The Investigation (Round 2)
Back to the AWS SDK source code, this time looking at
credential_provider_chain.rb
. And there it was - a classic ordering problem:
def providers
[
# ... other providers ...
[:env_credentials, {}], # Position 7 ← Wins!
# ... other providers ...
[:assume_role_credentials, {}], # Position 10 ← Never reached
]
end
The credential chain finds AWS_ACCESS_KEY_ID
and AWS_SECRET_ACCESS_KEY
in
position 7, returns those credentials immediately, and never reaches the role
assumption logic at position 10.
But here's the thing - this isn't as simple as just moving
assume_role_credentials
higher in the chain. That would break existing
behavior for thousands of applications that rely on direct environment variable
usage.
The Real Architecture Problem
What should happen with this config:
[default]
role_arn = arn:aws:iam::123456789012:role/MyRole
credential_source = Environment
role_session_name = test-session
region = us-west-2
Expected flow:
- SDK sees
role_arn
+credential_source = Environment
- SDK uses
AWS_ACCESS_KEY_ID
/AWS_SECRET_ACCESS_KEY
as source credentials - SDK calls
AssumeRole
with those source credentials - SDK returns assumed role credentials
Actual flow:
- SDK finds
AWS_ACCESS_KEY_ID
/AWS_SECRET_ACCESS_KEY
in environment - SDK returns those credentials directly (chain stops)

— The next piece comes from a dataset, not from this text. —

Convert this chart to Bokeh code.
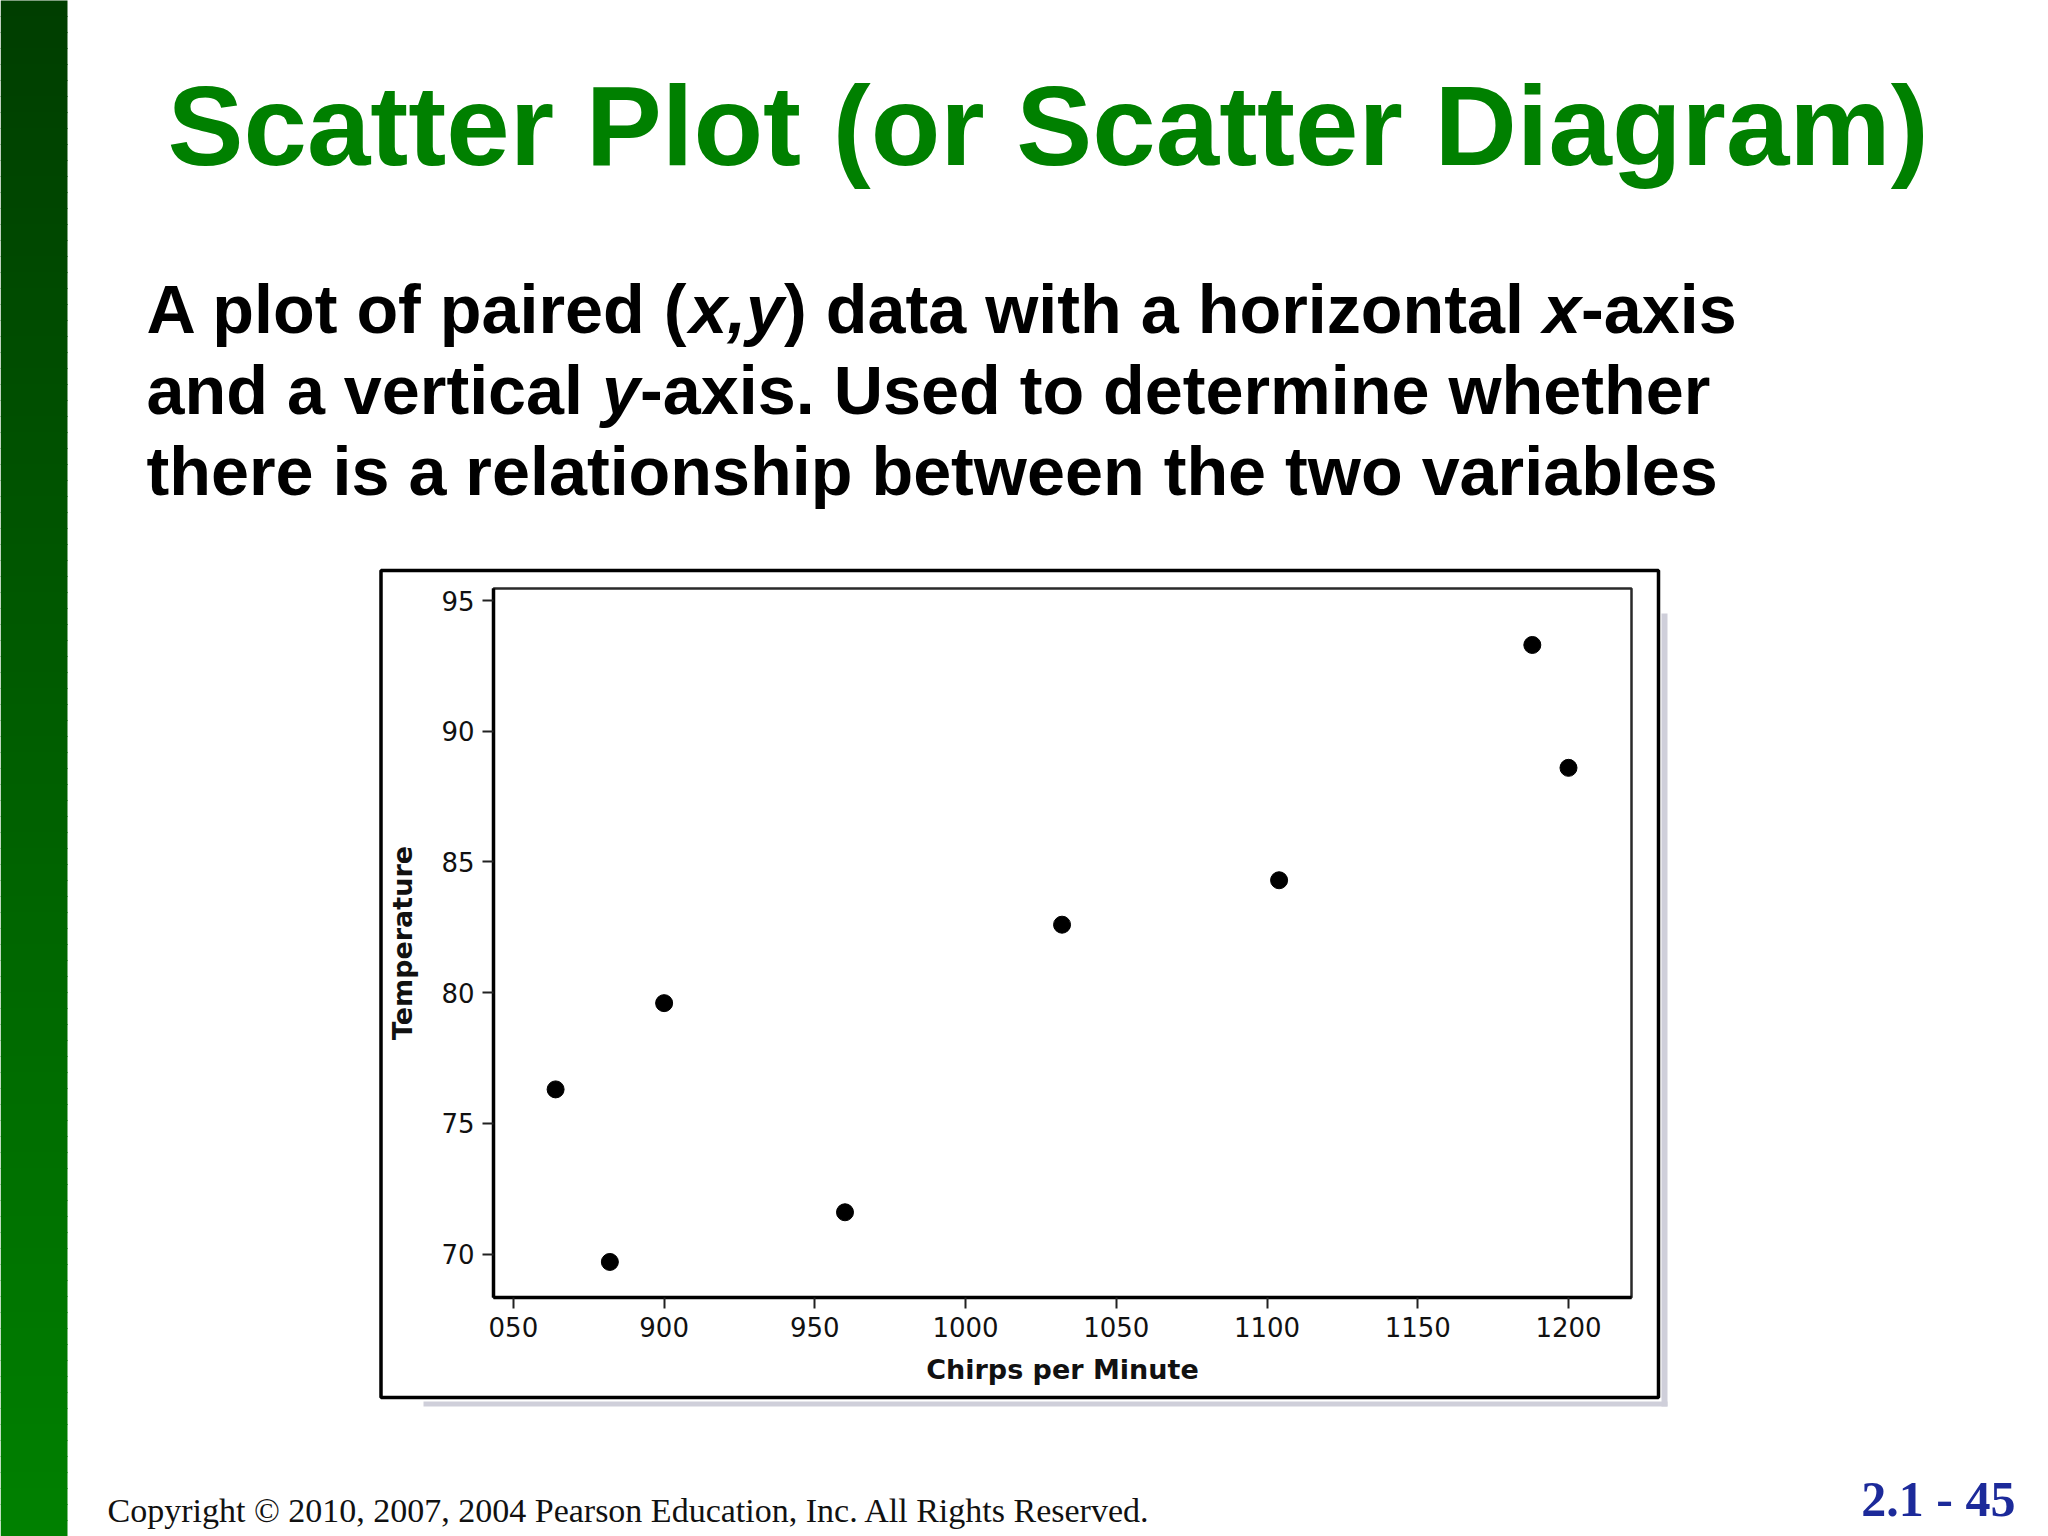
from bokeh.plotting import figure
from bokeh.models import Range1d, FixedTicker
from bokeh.core.properties import value
from bokeh.embed import file_html
from bokeh.resources import INLINE

# ---------------- data ----------------
chirps = [882, 1188, 1104, 864, 1200, 1032, 960, 900]
temps = [69.7, 93.3, 84.3, 76.3, 88.6, 82.6, 71.6, 79.6]
x_ticks = [850, 900, 950, 1000, 1050, 1100, 1150, 1200]
x_tick_labels = ["050", "900", "950", "1000", "1050", "1100", "1150", "1200"]
y_ticks = [70, 75, 80, 85, 90, 95]
x_label = "Chirps per Minute"
y_label = "Temperature"
x_lim = (843.4, 1220.9)
y_lim = (68.34, 95.46)
title_text = "Scatter Plot (or Scatter Diagram)"
body_lines = [
    [("A plot of paired (", False), ("x,y", True), (") data with a horizontal ", False), ("x", True), ("-axis", False)],
    [("and a vertical ", False), ("y", True), ("-axis. Used to determine whether", False)],
    [("there is a relationship between the two variables", False)],
]
footer_text = "Copyright \u00a9 2010, 2007, 2004 Pearson Education, Inc. All Rights Reserved."
slide_number = "2.1 - 45"

# ---------------- layout (page pixels) ----------------
W, H = 2048, 1536
PL, PR, PT, PB = 493, 1631, 588, 1297  # chart frame on the page
BASE_FIX = 0.33  # baseline correction (em) for text glyphs

kx = (PR - PL) / (x_lim[1] - x_lim[0])
ky = (PB - PT) / (y_lim[1] - y_lim[0])
x_range = Range1d(x_lim[0] - PL / kx, x_lim[1] + (W - PR) / kx)
y_range = Range1d(y_lim[0] - (H - PB) / ky, y_lim[1] + PT / ky)

# Arial/Liberation Sans Bold advance widths (per 1000 em)
AW = {" ": 278, "A": 722, "U": 722, "(": 333, ")": 333, ",": 278, "-": 333, ".": 278,
      "a": 556, "b": 611, "c": 556, "d": 611, "e": 556, "f": 333, "h": 611, "i": 278,
      "l": 278, "m": 889, "n": 611, "o": 611, "p": 611, "r": 389, "s": 556, "t": 333,
      "v": 556, "w": 778, "x": 556, "y": 556, "z": 500}


def text_w(s, size):
    return sum(AW.get(ch, 556) for ch in s) * size / 1000.0


def base(y, size):
    return y - BASE_FIX * size


p = figure(width=W, height=H, output_backend="svg", toolbar_location=None,
           x_range=x_range, y_range=y_range,
           min_border_left=0, min_border_right=0, min_border_top=0, min_border_bottom=0)
p.extra_x_ranges = {"px": Range1d(0, W)}
p.extra_y_ranges = {"py": Range1d(H, 0)}
p.background_fill_color = "white"
p.border_fill_color = "white"
p.outline_line_color = None
p.grid.visible = False

PX = dict(x_range_name="px", y_range_name="py")

# ---------------- green side bar (gradient) ----------------
n = 96
step = H / n
lefts, rights, tops, bottoms, cols = [], [], [], [], []
for i in range(n):
    t = i / (n - 1)
    g = int(round(62 + (128 - 62) * t))
    lefts.append(0)
    rights.append(67)
    tops.append(i * step - 0.5)
    bottoms.append((i + 1) * step + 0.5)
    cols.append("#00%02x00" % g)
p.quad(left=lefts, right=rights, top=tops, bottom=bottoms, fill_color=cols,
       line_color=None, **PX)

# ---------------- outer box with shadow ----------------
p.quad(left=[1661, 423], right=[1667, 1667], top=[613, 1401], bottom=[1406, 1406],
       fill_color="#cfcfda", line_color=None, **PX)
p.quad(left=[380.5], right=[1658], top=[570], bottom=[1397],
       fill_color=None, line_color="black", line_width=3.5, **PX)

# inner chart frame
p.quad(left=[x_lim[0]], right=[x_lim[1]], bottom=[y_lim[0]], top=[y_lim[1]],
       fill_color="white", line_color="#2a2a2a", line_width=2.5)

# ---------------- data points ----------------
p.scatter(chirps, temps, size=17, color="black")

# ---------------- axes ----------------
p.xaxis.fixed_location = y_lim[0]
p.yaxis.fixed_location = x_lim[0]
p.xaxis.bounds = x_lim
p.yaxis.bounds = y_lim
p.xaxis.ticker = FixedTicker(ticks=x_ticks)
p.xaxis.major_label_overrides = {t: l for t, l in zip(x_ticks, x_tick_labels)}
p.yaxis.ticker = FixedTicker(ticks=y_ticks)
p.xaxis.axis_label = x_label
p.yaxis.axis_label = y_label
for ax in (p.xaxis, p.yaxis):
    ax.axis_line_color = "black"
    ax.axis_line_width = 3.5
    ax.major_tick_out = 11
    ax.major_tick_in = 0
    ax.major_tick_line_width = 2
    ax.major_tick_line_color = "#222222"
    ax.minor_tick_out = 0
    ax.minor_tick_in = 0
    ax.major_label_text_font = "DejaVu Sans"
    ax.major_label_text_font_size = "26px"
    ax.major_label_text_color = "#111111"
    ax.axis_label_text_font = "DejaVu Sans"
    ax.axis_label_text_font_size = "27px"
    ax.axis_label_text_font_style = "bold"
    ax.axis_label_text_color = "#111111"
p.xaxis.major_label_standoff = 8
p.yaxis.major_label_standoff = 8
p.xaxis.axis_label_standoff = 14
p.yaxis.axis_label_standoff = 20

# ---------------- texts ----------------
TITLE_SIZE = 114
p.text(x=[167], y=[base(163, TITLE_SIZE)], text=[title_text], text_font=value("Liberation Sans"),
       text_font_style="bold", text_font_size=value("%dpx" % TITLE_SIZE), text_color="#008000",
       text_align="left", text_baseline="alphabetic", **PX)

BODY_SIZE = 68.3
baselines = [331, 412, 493]
norm = {"x": [], "y": [], "text": []}
ital = {"x": [], "y": [], "text": []}
for segs, b in zip(body_lines, baselines):
    x = 146
    for s, it in segs:
        d = ital if it else norm
        d["x"].append(x)
        d["y"].append(base(b, BODY_SIZE))
        d["text"].append(s)
        x += text_w(s, BODY_SIZE)
p.text(x=norm["x"], y=norm["y"], text=norm["text"], text_font=value("Liberation Sans"),
       text_font_style="bold", text_font_size=value("%.1fpx" % BODY_SIZE), text_color="black",
       text_align="left", text_baseline="alphabetic", **PX)
p.text(x=ital["x"], y=ital["y"], text=ital["text"], text_font=value("Liberation Sans"),
       text_font_style="bold italic", text_font_size=value("%.1fpx" % BODY_SIZE), text_color="black",
       text_align="left", text_baseline="alphabetic", **PX)

FOOT_SIZE = 34
p.text(x=[107], y=[base(1521, FOOT_SIZE)], text=[footer_text], text_font=value("Liberation Serif"),
       text_font_size=value("%dpx" % FOOT_SIZE), text_color="#111111",
       text_align="left", text_baseline="alphabetic", **PX)
NUM_SIZE = 50
p.text(x=[2015], y=[base(1515, NUM_SIZE)], text=[slide_number], text_font=value("Liberation Serif"),
       text_font_style="bold", text_font_size=value("%dpx" % NUM_SIZE), text_color="#1c2a9a",
       text_align="right", text_baseline="alphabetic", **PX)

open("out.html", "w").write(file_html(p, INLINE))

- Role assumption config is never processed
The Contribution
I filed Bug #3301 with:
- Clear reproduction steps
- Root cause analysis pointing to the specific code location
- Expected vs. actual behavior with ARN examples
- A workaround using
source_profile
(though it requires plaintext keys)
The Response
The AWS team's response was exactly what you hope for:
"Hey, thanks for opening an issue. I believe you are correct and this is something we need to fix. I need to confirm some details regarding AssumeRoleCredentials profile chaining with the team first and I'll keep you updated."
That's maintainer validation that this is a real architectural issue, not user error.
What I Learned (Again)
Complex systems have complex bugs: My first fix solved the missing feature, but revealed a deeper architectural problem with credential chain precedence.
Sometimes the obvious fix isn't right: Moving assume_role_credentials
higher might seem simple, but it requires careful consideration of context and
backward compatibility.
Good bug reports matter: Clear reproduction steps, root cause analysis, and concrete examples help maintainers understand and prioritize issues.
Persistence pays off: I could have stopped after the first fix and lived with workarounds. But pushing deeper led to identifying a more fundamental issue.
The Bigger Picture
This experience reinforced something important about systems work: fixing one layer often reveals problems in the next layer down.
The first bug was a missing feature - straightforward to implement. The second bug is an architectural design issue that requires careful consideration of how credential resolution should work when role assumption is involved.
Both bugs are real, both needed fixing, and both will help developers who hit the same issues. But they required completely different approaches - one needed code, the other needed a thoughtful design discussion with the maintainers.
Status Update
As of this writing, the AWS team is dicussing the fix for the credential chain precedence issue. Our Discourse implementation is ready to go - we're just waiting on the upstream architectural fix.
Sometimes the best contribution you can make is clearly identifying and documenting a problem, even when the solution isn't obvious. That's exactly what happened here.
The adventure continues...